She was seen in a small role in Howard Hughes's classic Hell's Angels (1930) and Eddie Cantor's lavish Technicolor musical Whoopee! (1930). The part in Whoopee! resulted from Marsh's visit to a film studio with her sister. Not long afterwards, she was signed by Warner Bros. and her name was changed to Marian Marsh.
In 1931, after appearing in a number of short films, Marsh landed one of her most important roles in Svengali opposite John Barrymore. Marsh was chosen by Barrymore for the role of Trilby. Barrymore, who had selected her partly because she resembled his wife, coached her performance throughout the picture's filming. Svengali was based on the 1894 novel Trilby written by George du Maurier. A popular play, likewise titled Trilby, followed in 1895.
In the film version, Marsh plays the artist's model Trilby, who is transformed into a great opera star by the sinister hypnotist, Svengali.

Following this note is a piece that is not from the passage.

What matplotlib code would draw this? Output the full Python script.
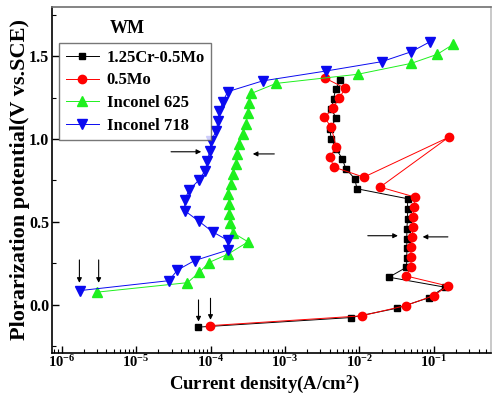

Marsh was awarded the title of WAMPAS Baby Stars in August 1931 even before her second movie with Warner Brothers was released. With her ability to project warmth, sincerity and inner strength on the screen along with critical praise and the audience's approval of Svengali, she continued to star in a string of successful films for Warner Bros. including Five Star Final (1931) with Edward G. Robinson, The Mad Genius (1931) with Barrymore, The Road to Singapore (1931) with William Powell, The Sport Parade (1932) with Joel McCrea Beauty and the Boss (1932) with Warren William, and Under 18 (again with William).